An important principle for unit testing is to separate data access from business logic. One efficient technique for this is to define interfaces for data access. Your main class always use a reference to that interface instead of direct reading or writing data.
in production code the main class will be given an object that wraps actual data access. This could be select statement, function mudule calls, anything really. The important part is that this class should not perform anything else.
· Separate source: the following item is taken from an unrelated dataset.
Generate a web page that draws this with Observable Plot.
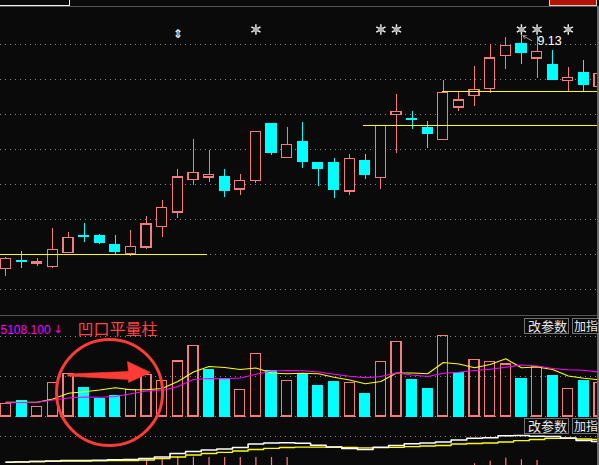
<!DOCTYPE html>
<html><head><meta charset="utf-8">
<script src="https://cdn.jsdelivr.net/npm/d3@7"></script>
<script src="https://cdn.jsdelivr.net/npm/@observablehq/plot@0.6"></script>
<style>
html,body{margin:0;padding:0;background:#0a0a0a;}
#chart{position:relative;width:599px;height:465px;overflow:hidden;background:#0a0a0a;}
.ui{position:absolute;box-sizing:border-box;}
.btn{position:absolute;box-sizing:border-box;height:16px;border:1px solid #737373;color:#e8e8e8;font:13px/14px "Noto Sans CJK SC",sans-serif;padding:0 0 0 3px;background:#0a0a0a;white-space:nowrap;}
.btn.narrow{font-size:12px;padding-left:1px;}
</style></head><body><div id="chart"></div><script>
// ---- price candles ----
const opens  = [5.79,5.90,5.87,5.82,6.02,6.27,6.27,6.14,6.00,6.10,6.39,6.60,7.06,7.10,7.11,6.93,7.05,7.86,7.38,7.61,7.30,7.31,6.90,7.34,7.09,7.99,7.94,7.81,7.64,8.10,8.26,8.37,8.84,9.00,8.80,8.71,8.48,8.59,8.39];
const highs  = [5.96,6.04,5.94,6.37,6.32,6.45,6.29,6.27,6.34,6.54,6.77,7.22,7.64,7.49,7.21,7.14,7.76,7.86,7.82,7.89,7.30,7.37,7.43,7.43,7.84,8.29,8.04,7.90,8.49,8.32,8.69,9.00,9.10,9.13,9.11,8.91,8.67,8.77,8.60];
const lows   = [5.68,5.80,5.83,5.80,6.015,6.17,6.15,6.00,5.97,6.07,6.25,6.52,6.98,7.03,6.82,6.84,7.02,7.41,7.38,7.23,6.97,6.80,6.85,7.07,6.93,7.45,7.79,7.52,7.64,8.05,8.12,8.30,8.65,8.72,8.52,8.50,8.33,8.33,8.38];
const closes = [5.94,5.89,5.885,6.07,6.24,6.255,6.17,6.04,6.11,6.43,6.67,7.10,7.17,7.14,6.91,7.05,7.75,7.45,7.57,7.32,7.22,6.92,7.37,7.14,7.84,8.04,7.925,7.72,8.31,8.20,8.35,8.80,8.98,8.88,8.89,8.50,8.52,8.43,8.58];
const priceTicks = [5.5,6,6.5,7,7.5,8,8.5,9];
// support lines: price, start index, end index
const levelPrices = [6.00, 7.84, 8.33];
const levelStarts = [-0.36, 22.9, 27.95];
const levelEnds   = [12.9, 38, 38];
const starCandles = [16,24,25,33,34,36];
const flagCandles = [11];
const maxCandle = 33;

// ---- volume ----
const volumes = [1270,1530,930,3370,4270,2800,1730,2070,2670,4170,3530,5500,7070,4600,3700,2670,6270,4570,3570,4270,3000,3430,3370,2200,5470,7430,3600,2700,8070,4330,5670,5430,5200,3700,4930,4030,2770,3500,3370];
const volUp   = [1,0,1,1,1,0,0,0,1,1,1,1,1,0,0,1,1,0,1,0,0,0,1,0,1,1,0,0,1,0,1,1,1,0,1,0,1,0,1];
const volMA5  = [1430,1430,1430,1750,2320,2470,2650,2870,2670,2670,2800,3500,4450,5000,4900,4700,4850,4350,4270,4330,4270,3930,3650,3270,3500,4350,4350,4270,5400,5250,4870,5200,5770,4870,4950,4700,4050,3830,3670];
const volMA10 = [1350,1400,1430,1650,1850,1950,1930,2000,2270,2550,2600,3000,3700,3800,3770,3850,4230,4550,4600,4580,4450,4230,4030,3880,4000,4350,4150,4000,4320,4420,4600,4720,4930,5150,5050,4800,4670,4630,4430];
const volTicks = [0,4000,8000];
const volLabel = "5108.100";
const panelTitle = "凹口平量柱";
// annotation: circle (candle index, volume) and arrow outline
const ringCenter = {i: 6.63, v: 2400};
const arrowX = [3.94, 7.84, 7.78, 9.25, 7.84, 7.84, 3.94];
const arrowV = [4250, 4500, 5500, 4400, 3400, 3700, 4050];

// ---- lower indicator ----
const dif = [0.083,0.085,0.09,0.095,0.10,0.10,0.103,0.107,0.11,0.12,0.135,0.17,0.19,0.205,0.215,0.23,0.265,0.275,0.278,0.273,0.253,0.235,0.22,0.21,0.233,0.25,0.267,0.275,0.285,0.305,0.322,0.328,0.347,0.35,0.343,0.34,0.325,0.30,0.29];
const dea = [0.083,0.087,0.09,0.092,0.094,0.095,0.097,0.099,0.10,0.105,0.118,0.135,0.155,0.17,0.182,0.195,0.21,0.222,0.23,0.233,0.233,0.233,0.23,0.227,0.228,0.232,0.238,0.245,0.25,0.265,0.27,0.275,0.285,0.298,0.31,0.322,0.322,0.315,0.31];
const macdHist = [null,null,null,null,null,null,null,null,null,0.12,0.13,0.133,0.133,0.13,0.13,0.13,0.13,0.13,0.13,null,null,null,null,null,null,null,null,null,null,null,0.067,0.093,0.123,0.107,0.10,null,null,null,null];
const macdTicks = [0.34];
const buttonLabels = ["改参数", "加指"];

// ---- build ----
const BG = "#0a0a0a", UP = "#f47c7c", DOWN = "#00ffff", GRID = "#8a8a8a";
const n = opens.length;
const candles = d3.range(n).map(i => ({i, open: opens[i], high: highs[i], low: lows[i], close: closes[i], up: closes[i] >= opens[i]}));
const vol = d3.range(n).map(i => ({i, v: volumes[i], up: volUp[i] === 1, ma5: volMA5[i], ma10: volMA10[i], dif: dif[i], dea: dea[i], h: macdHist[i]}));
const levels = levelPrices.map((p, k) => ({p, a: levelStarts[k], b: levelEnds[k]}));
const xDomain = [-0.352, 37.87];
const hw = 0.32;
const common = {width: 599, marginTop: 0, marginBottom: 0, marginLeft: 0, marginRight: 2,
  x: {domain: xDomain, axis: null}, color: {type: "identity"},
  style: {background: "transparent", overflow: "hidden"}};

const price = Plot.plot({...common, height: 316,
  y: {domain: [5.1143, 9.6286], axis: null},
  marks: [
    Plot.ruleY(priceTicks, {stroke: GRID, strokeDasharray: "1,4", shapeRendering: "crispEdges"}),
    Plot.ruleX(candles, {x: "i", y1: "low", y2: "high", stroke: d => d.up ? UP : DOWN, shapeRendering: "crispEdges", clip: true}),
    Plot.rect(candles, {x1: d => d.i - hw, x2: d => d.i + hw, y1: d => Math.min(d.open, d.close), y2: d => Math.max(d.open, d.close),
      fill: d => d.up ? BG : DOWN, stroke: d => d.up ? UP : DOWN, strokeWidth: 1.2, shapeRendering: "crispEdges", clip: true}),
    Plot.ruleY(levels, {y: "p", x1: "a", x2: "b", stroke: "#ffff00", strokeWidth: 1.3, shapeRendering: "crispEdges", clip: true}),
    Plot.dot(starCandles, {x: d => d, frameAnchor: "top", dy: 29, r: 5, symbol: "asterisk", stroke: "#f4f4f4", strokeWidth: 1.4}),
    Plot.dot(starCandles, {x: d => d, frameAnchor: "top", dy: 29, r: 2.8, fill: "#b0b0b0"}),
    Plot.text(flagCandles, {x: d => d, frameAnchor: "top", dy: 29, text: () => "⇕", fill: "#eeeeee", fontSize: 12, fontWeight: "bold", fontFamily: "DejaVu Sans"}),
    Plot.arrow([candles[maxCandle]], {x1: d => d.i + 0.66, y1: d => d.high - 0.075, x2: d => d.i + 0.1, y2: d => d.high - 0.005, stroke: "#9a9a9a", headLength: 5, strokeWidth: 1}),
    Plot.text([candles[maxCandle]], {x: "i", y: "high", text: d => d.high.toFixed(2), dx: 16, dy: 6, textAnchor: "start", fill: "#ffffff", fontSize: 12.5, fontFamily: "Liberation Sans"})
  ]});

const lower = Plot.plot({...common, height: 49,
  y: {domain: [0.05, 0.54], axis: null},
  marks: [
    Plot.ruleY(macdTicks, {stroke: GRID, strokeDasharray: "1,4", shapeRendering: "crispEdges"}),
    Plot.ruleX(vol.filter(d => d.h != null), {x: "i", y1: 0, y2: "h", stroke: UP, strokeWidth: 1.2}),
    Plot.line(vol, {x: "i", y: "dea", stroke: "#ffff00", strokeWidth: 1.3, curve: "step"}),
    Plot.line(vol, {x: "i", y: "dif", stroke: "#ffffff", strokeWidth: 1.6, curve: "step"})
  ]});

const arrowPts = arrowX.map((x, k) => ({x, v: arrowV[k]}));
const volume = Plot.plot({...common, height: 149,
  y: {domain: [-4900, 10000], axis: null},
  marks: [
    Plot.ruleY(volTicks, {stroke: GRID, strokeDasharray: "1,4", shapeRendering: "crispEdges"}),
    Plot.rect(vol, {x1: d => d.i - hw, x2: d => d.i + hw, y1: 0, y2: "v", fill: d => d.up ? "none" : DOWN,
      stroke: d => d.up ? UP : DOWN, strokeWidth: 1.2, shapeRendering: "crispEdges", clip: true}),
    Plot.line(vol, {x: "i", y: "ma5", stroke: "#ffff00", strokeWidth: 1.1}),
    Plot.line(vol, {x: "i", y: "ma10", stroke: "#ff00ff", strokeWidth: 1.1}),
    Plot.dot([ringCenter], {x: "i", y: "v", r: 53, stroke: "#ff3b36", strokeWidth: 3, fill: "none"}),
    Plot.line(arrowPts, {x: "x", y: "v", fill: "#ff3b36", stroke: "#ff3b36", strokeWidth: 0.6}),
    Plot.text([volLabel], {frameAnchor: "top-left", dx: 0, dy: 9, textAnchor: "start", fill: "#ff00ff", fontSize: 12, fontFamily: "Liberation Sans"}),
    Plot.text(["↓"], {frameAnchor: "top-left", dx: 57.5, dy: 9, textAnchor: "middle", fill: "#ff00ff", fontSize: 11, fontFamily: "DejaVu Sans"}),
    Plot.text([panelTitle], {frameAnchor: "top-left", dx: 77, dy: 7.5, textAnchor: "start", fill: "#ff4242", fontSize: 16, fontFamily: "Noto Sans CJK SC"})
  ]});

const chart = document.getElementById("chart");
function place(el, top) { el.style.position = "absolute"; el.style.left = "0px"; el.style.top = top + "px"; chart.appendChild(el); }
place(price, 0);
place(lower, 416);
place(volume, 316);

function ui(css) { const d = document.createElement("div"); d.className = "ui"; d.style.cssText += css; chart.appendChild(d); return d; }
ui("left:0;top:6px;width:599px;height:1px;background:#555;");
ui("left:0;top:315px;width:599px;height:1px;background:#555;");
ui("left:-2px;top:-3px;width:72px;height:9px;border:1.5px solid #f0f0f0;");
ui("left:549px;top:-3px;width:48px;height:9px;border:1px solid #d0d0d0;background:#b31400;");
ui("left:597px;top:6px;width:2px;height:459px;background:#6a6a6a;");
function btn(label, left, top, width, cls) { const d = document.createElement("div"); d.className = "btn" + (cls ? " " + cls : ""); d.textContent = label; d.style.left = left + "px"; d.style.top = top + "px"; d.style.width = width + "px"; chart.appendChild(d); }
btn(buttonLabels[0], 524, 318, 45);
btn(buttonLabels[1], 572, 318, 27, "narrow");
btn(buttonLabels[0], 524, 418, 45);
btn(buttonLabels[1], 572, 418, 27, "narrow");
</script></body></html>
No logic.
When testing the main class, you give it an object that serves static, fake data instead.
An example for accessing the SCARR
table
Data access interface ZIF_DB_SCARR
:
INTERFACE zif_db_scarr
PUBLIC.
METHODS get_all
RETURNING
VALUE(rt_scarr) TYPE scarr_tab .
ENDINTERFACE.
Fake data class and test class:
CLASS lcl_db_scarr DEFINITION.
PUBLIC SECTION.
INTERFACES: zif_db_scarr.
ENDCLASS.
CLASS lcl_db_scarr IMPLEMENTATION.
METHOD zif_db_scarr~get_all.
" generate static data here
ENDMETHOD.
ENDCLASS.
CLASS lcl_test DEFINITION
FOR TESTING
DURATION SHORT
RISK LEVEL HARMLESS.
PRIVATE SECTION.
DATA:
mo_cut TYPE REF TO zcl_main_class.
METHODS:
setup.
ENDCLASS.
CLASS lcl_test IMPLEMENTATION.
METHOD setup.
DATA: lo_db_scarr TYPE REF TO lcl_db_scarr.
CREATE OBJECT lo_db_scarr.
CREATE OBJECT mo_cut
EXPORTING
io_db_scarr = lo_db_scarr.
ENDMETHOD.
ENDCLASS.
The idea here is that in production code, ZCL_MAIN_CLASS
will get a ZIF_DB_SCARR
object that does a SELECT
and returns the whole table while the unit test runs against a static dataset defined right there in the unit test include.